The appeal of CITs is justified. Investment trusts can cost significantly less than the mutual funds that they are often modeled after. In addition, there are some inherent structural advantages of CITs. The products do not have many of the same investment restrictions of registered mutual funds. For example, CITs can utilize higher yielding stable value investments, whereas mutual funds must invest in lower yielding money market instruments for liquidity. Also, as CITs are exclusively used in retirement plans, they don’t need to maintain the same level of cash to meet redemption requests as retail mutual funds. This frees up CITs to invest assets more fully in the securities of the asset class they are pursuing.
However, CIT’s cost advantage over mutual funds may be diminishing, as the mutual fund industry responded to the familiar objection of high costs by increasing their share class offerings to include more institutional and zero-revenue share classes. With these new options, the cost advantage has contracted to around five basis points today from around ten basis points a decade ago. Nonetheless, even a small pricing advantage can have a significant impact on returns during a participant’s lifetime savings.

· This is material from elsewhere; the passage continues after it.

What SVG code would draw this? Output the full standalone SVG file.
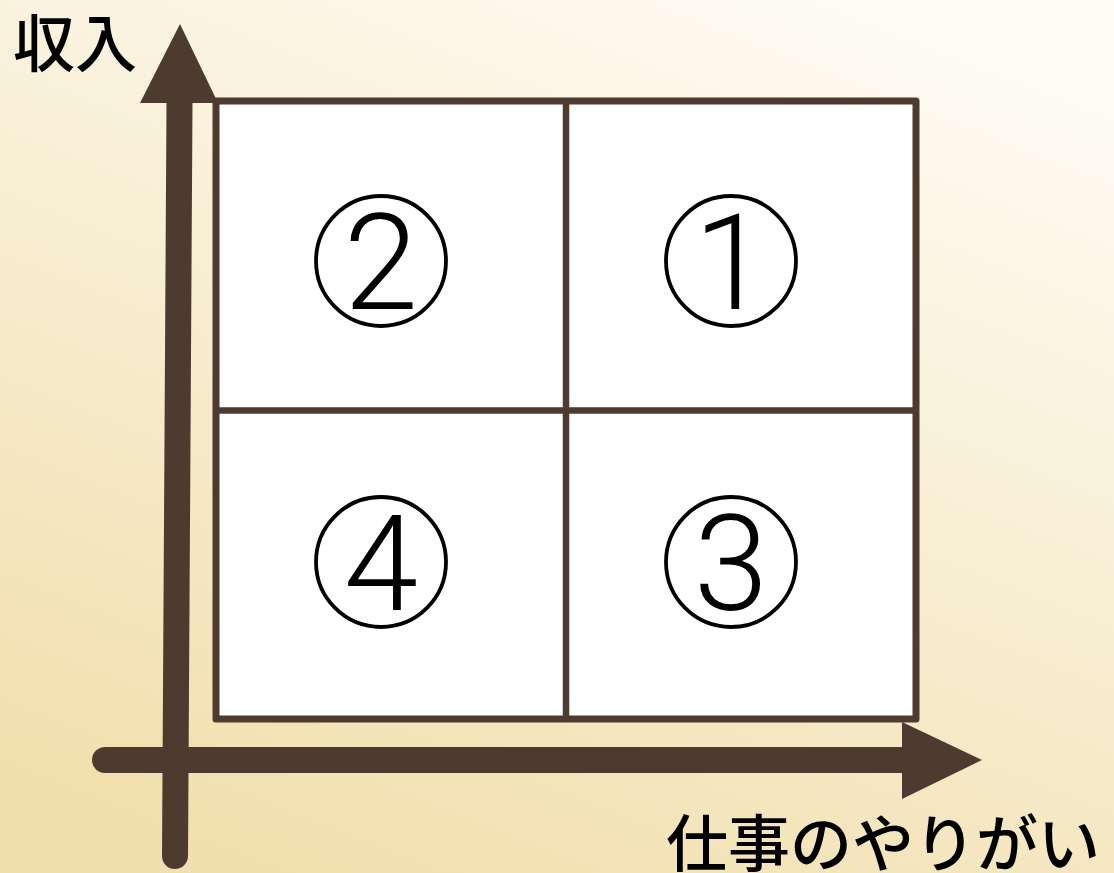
<svg xmlns="http://www.w3.org/2000/svg" width="1114" height="873" viewBox="0 0 1114 873">
<defs>
<linearGradient id="bg" x1="0.75" y1="0" x2="0.25" y2="1">
<stop offset="0" stop-color="#fefbf3"/>
<stop offset="1" stop-color="#f1dfad"/>
</linearGradient>
<style>
.ax{stroke:#4e3b2f;stroke-width:26;stroke-linecap:round;fill:none}
.ah{fill:#4e3b2f}
.cell{fill:#ffffff;stroke:#4e3b2f;stroke-width:7;stroke-linejoin:round}
.div{stroke:#4e3b2f;stroke-width:6.5}
.ring{fill:none;stroke:#000;stroke-width:3.8}
.num{font-family:Roboto,"Liberation Sans",Arial,sans-serif;font-weight:300;font-size:134px;fill:#000;text-anchor:middle}
.lbl{font-family:"Noto Sans CJK JP","Noto Sans",sans-serif;font-weight:500;font-size:62px;fill:#000}
</style>
</defs>
<rect width="1114" height="873" fill="url(#bg)"/>
<g id="matrix">
<rect class="cell" x="216" y="101" width="700" height="618"/>
<line class="div" x1="566" y1="101" x2="566" y2="719"/>
<line class="div" x1="216" y1="410.5" x2="916" y2="410.5"/>
</g>
<g id="connectors">
<line class="ax" x1="179.5" y1="103" x2="175" y2="856"/>
<polygon class="ah" points="180,24 218,103 140,103"/>
<line class="ax" x1="105" y1="760" x2="902" y2="760"/>
<polygon class="ah" points="902,722 982,760 902,799"/>
</g>
<g id="q2">
<circle class="ring" cx="381" cy="261" r="65"/>
<text class="num" x="381" y="309">2</text>
</g>
<g id="q1">
<circle class="ring" cx="731" cy="261" r="65"/>
<text class="num" x="731" y="309">1</text>
</g>
<g id="q4">
<circle class="ring" cx="381" cy="562" r="65"/>
<text class="num" x="381" y="610">4</text>
</g>
<g id="q3">
<circle class="ring" cx="731" cy="562" r="65"/>
<text class="num" x="731" y="610">3</text>
</g>
<g id="label-y">
<text class="lbl" x="13" y="67">収入</text>
</g>
<g id="label-x">
<text class="lbl" x="666" y="867">仕事のやりがい</text>
</g>
</svg>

Plan fees have been a principal fiduciary concern over the last decade. With the plan fee reduction movement showing no signs of waning, CITs are expected to experience continued growth in retirement plan market share. While offering similar benefits to mutual funds at generally lower costs, CITs can provide an attractive option for fiduciaries to fulfill their continual duty to monitor investments and fees for the best value.